Gilmar Santos: Primeiro temos que entender que o isolamento é temporário. Temos que ter uma visão de longo prazo e acreditar que esta é a melhor receita para podermos continuar trabalhando no futuro. Se ficamos doentes e o médico nos diz que devemos passar por uma cirurgia e que ficaremos afastados por determinado tempo (pois, caso contrário, a situação pode piorar), fazemos a cirurgia.
Respondendo a pergunta, acredito que ações do governo como a prorrogação de prazos para pagamentos de tributos, auxílio para o pagamento de folha de pagamento desde que os empregos sejam preservados, supressão temporária de encargos sociais, legislação que atue efetivamente nos aluguéis contratuais devidos no período da crise, oferta de linhas de crédito através de bancos estatais e de desenvolvimento social, sem juros, com carência de doze meses, sem burocracia, entre outras atenuariam o desemprego e injetariam ânimo para que o período de crise financeira fosse o menor possível.
João Fraguas: Primeiro, achei um absurdo essa declaração. Quanto a mortes no futuro, isso é uma incógnita, enquanto as mortes no presente são um fato.
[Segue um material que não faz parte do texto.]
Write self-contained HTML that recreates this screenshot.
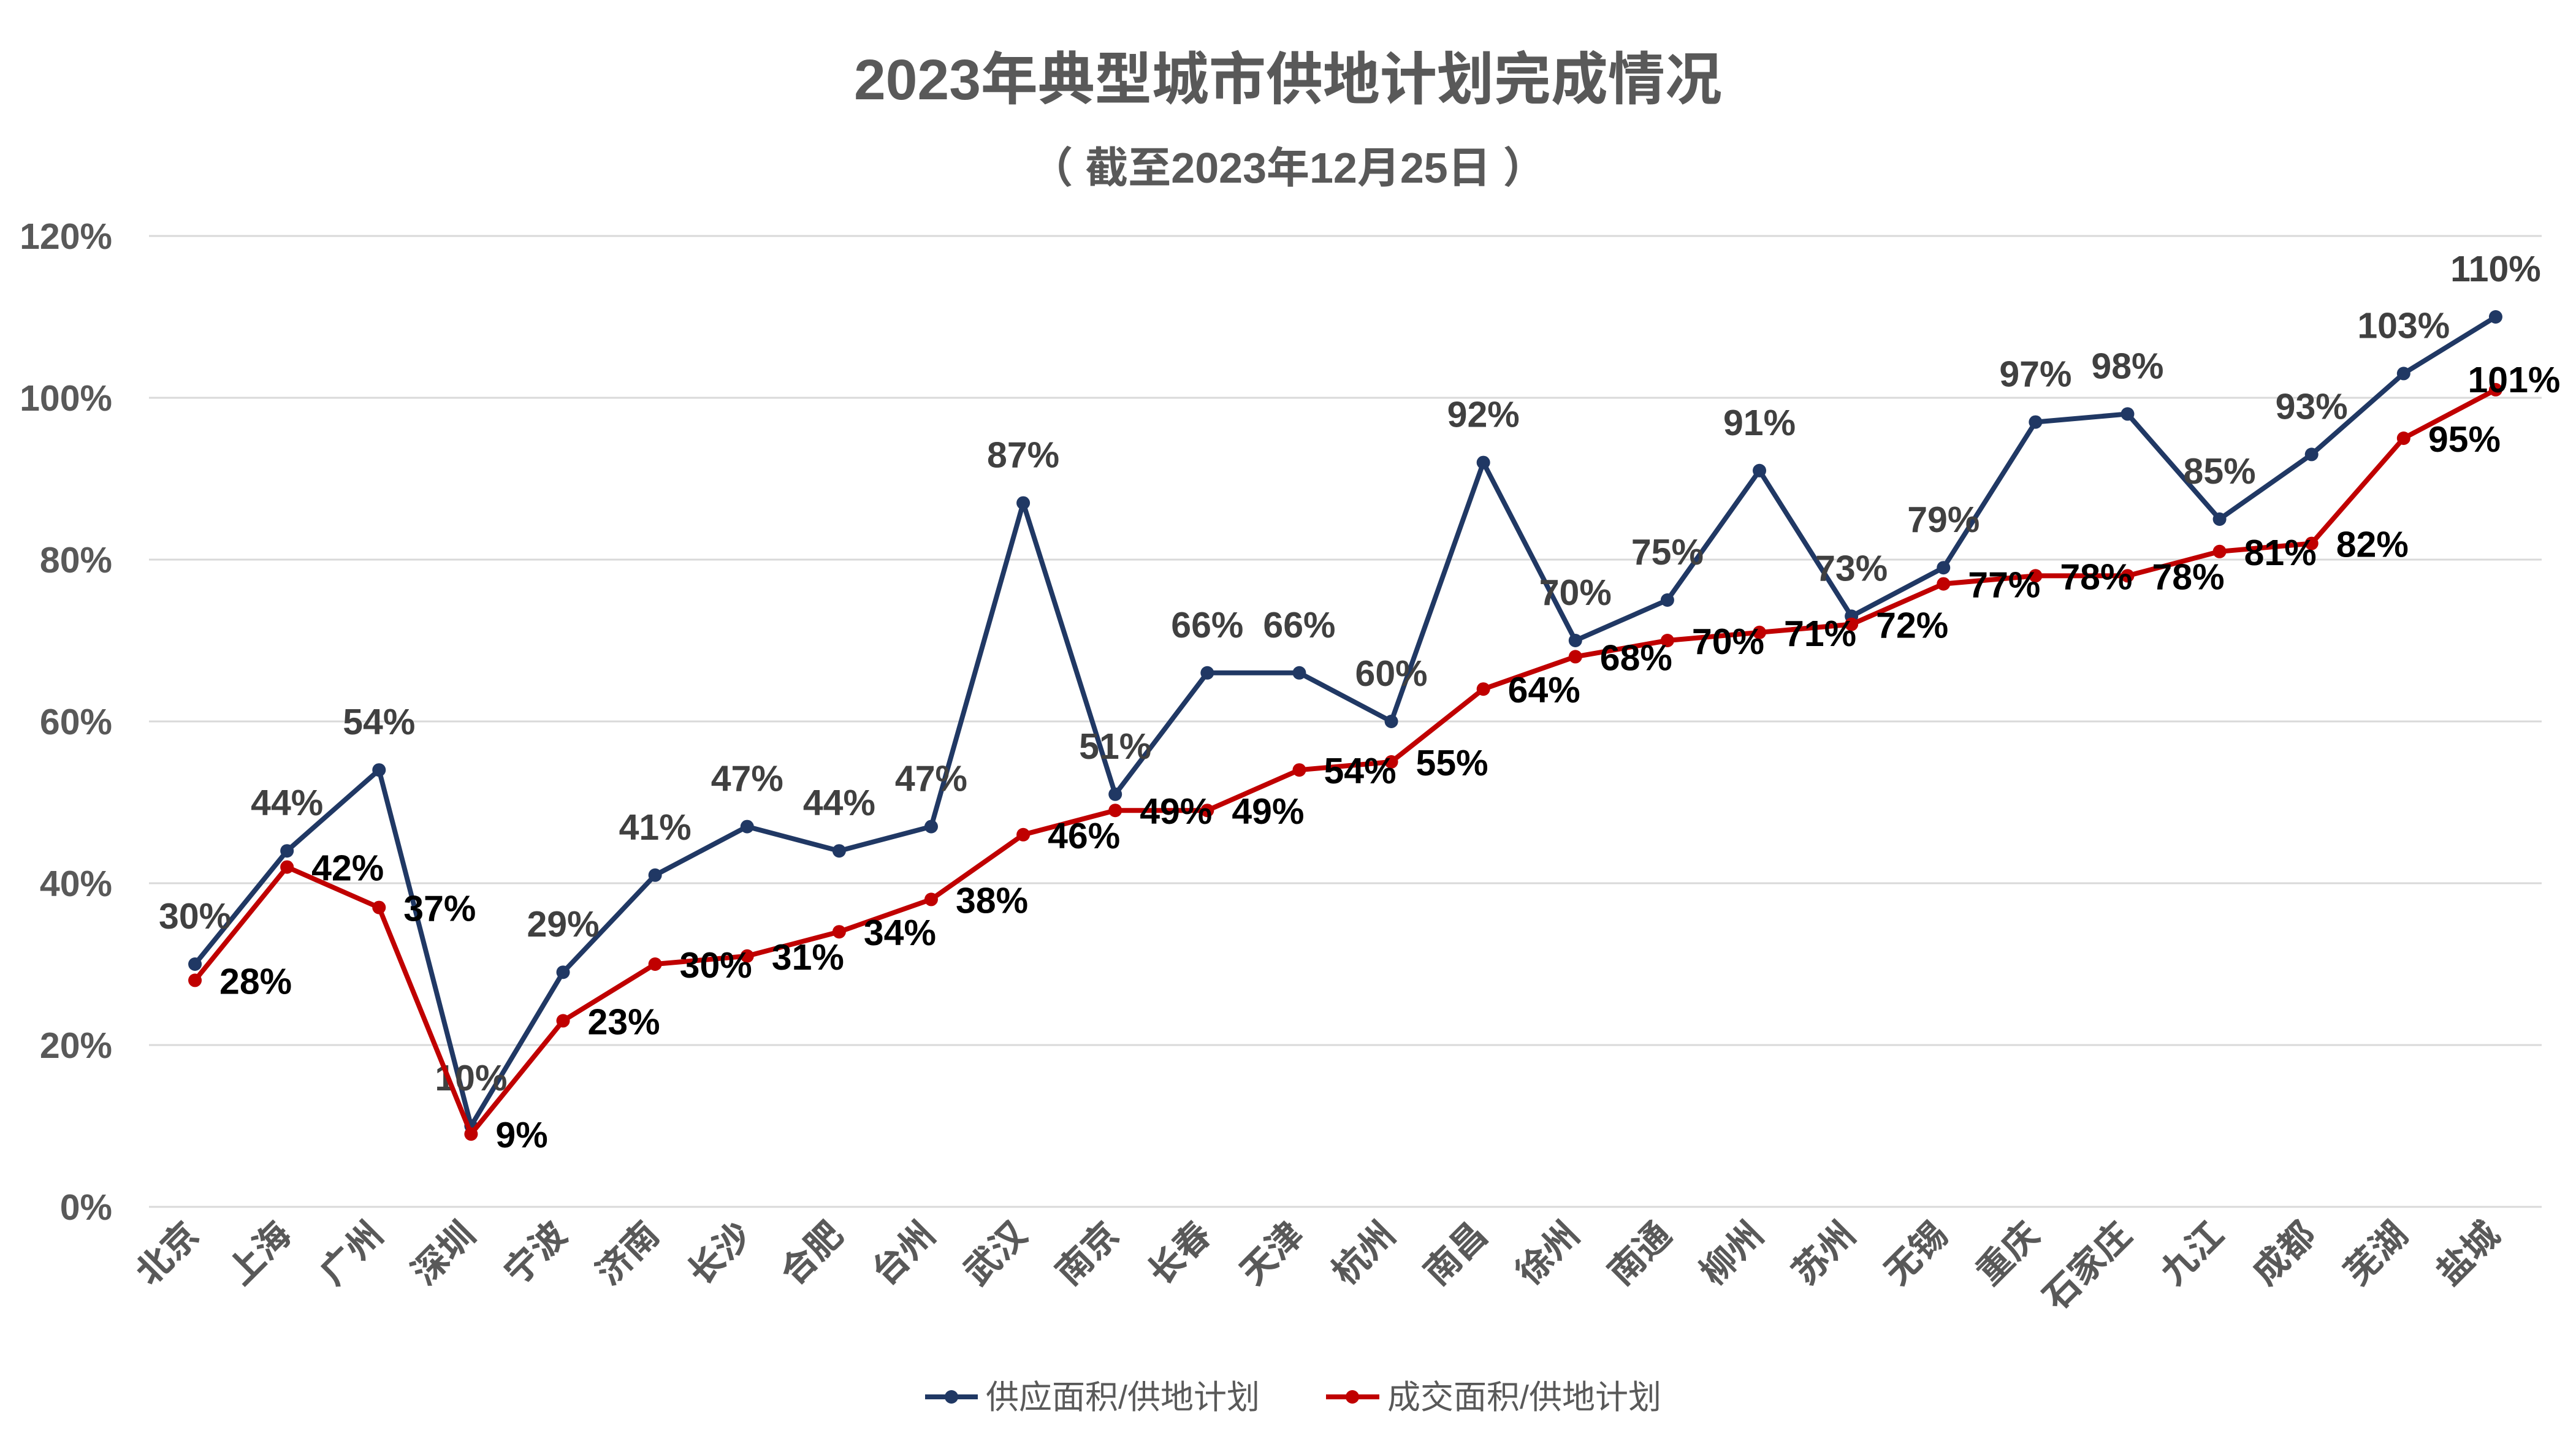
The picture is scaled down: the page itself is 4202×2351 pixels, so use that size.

A BBC e o jornal O Globo publicaram essas dias um estudo que mostra que cidades que aplicaram o isolamento conseguiram normalizar sua economia antes dos que não o fizeram. Não vejo como uma comunidade machucada por milhares de perdas possa se recompor rapidamente.
MP: Quais medidas o senhor adotou ou pretende adotar nos seus negócios para preservar a saúde dos funcionários e combater possíveis prejuízos econômicos?
Gilmar Santos: Hoje, 95% dos meus funcionários estão em casa, a grande maioria não pode trabalhar via home office. Aqueles que são necessários para atender o delivery e as atividades burocráticas tiveram a jornada diária reduzida em 25%. Aqueles que trabalham nos restaurantes seguem todos os procedimentos de segurança e higiene prescritos e também aqueles procedimentos cotidianos, referentes às boas práticas de segurança alimentar.
Não se pode falar em “possíveis prejuízos econômicos”, os prejuízos econômicos são um fato. Da minha parte, meu prejuízo financeiro é enorme, ainda não tive a coragem de esboçar um cálculo. Não quero ser um avestruz e esconder a cabeça debaixo da terra, mas quero trabalhar um dia de cada vez, tomando as decisões conforme a cada situação.
Uma coisa é certa, caso os números mudem ou alguém me convença com dados concretos e não com achismos, vou ficar muito feliz em mudar de ideia. Por enquanto, recomendo ficar em casa e como cristão, sou luterano, digo: nos momentos mais difíceis, tenha fé e leia o Salmo 23.
João Fraguas: Desde a crise causada pela H1N1, mudamos muito a nossa rotina com relação à higienização. Desde aquela época, mantemos sempre à mão de todos uma grande quantidade de álcool gel.
Pouco antes do fechamento [devido ao coronavírus], aumentamos os espaços entre os colaboradores, reforçamos os processos de esterilização de materiais e estabelecemos um número máximo de clientes dentro do estabelecimento, bem como uma escala dos profissionais.